# Anyone Looking to start a New Life in Nova Scotia?



## defenestrate (Aug 23, 2005)

Hey all,

My love and I are not going to be able to move here due to distance/animal quarantine/etc but she saw this and if we were closer and didn't have the furry family we do we would be all over it. Take a look:

 http://halifax.en.craigslist.ca/reo/4054336839.html


----------



## defenestrate (Aug 23, 2005)

I should add that it is free to live in, just looking for a caretaker. There is some other cheap property out that way, but we would likely do this and work a bit on the side to save up if it were a viable option.


----------



## rrex (Sep 7, 2012)

I hate to have my first post be so negative, and not that I have any reason to suspect anything, but: be careful! 

There was a man in Ohio who posted ads looking for a caretaker for his property, carefully selected applicants who wouldn't be missed, and then killed them when they showed up.

http://www.reuters.com/article/2013/04/04/us-usa-crime-craigslist-idUSBRE9330LS20130404


----------



## SimplerTimez (Jan 20, 2008)

I've been interested in this methodology for some time, but I'd only use Caretaker's Gazette or some other vetted source. Craigslist just scares me (maybe only in the US that applies, lol)

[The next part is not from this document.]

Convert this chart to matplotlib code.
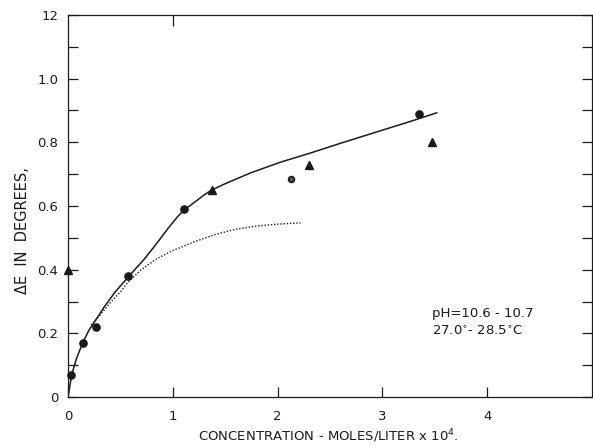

But it sure is a beautiful place! 

~ST


----------



## John_Canada (Aug 17, 2013)

Very weird as most Canadians are using Kijiji, not CL now.


----------



## HOTW (Jul 3, 2007)

Yeah kijiji *is *THE CL in Canada! Found that out thru my brother! I like it a lot more!


----------



## 354508 (Feb 5, 2013)

Oh if only I could just up and move... That place is beautiful! A little farther east than DH and I are considering for a move to Canada though...


----------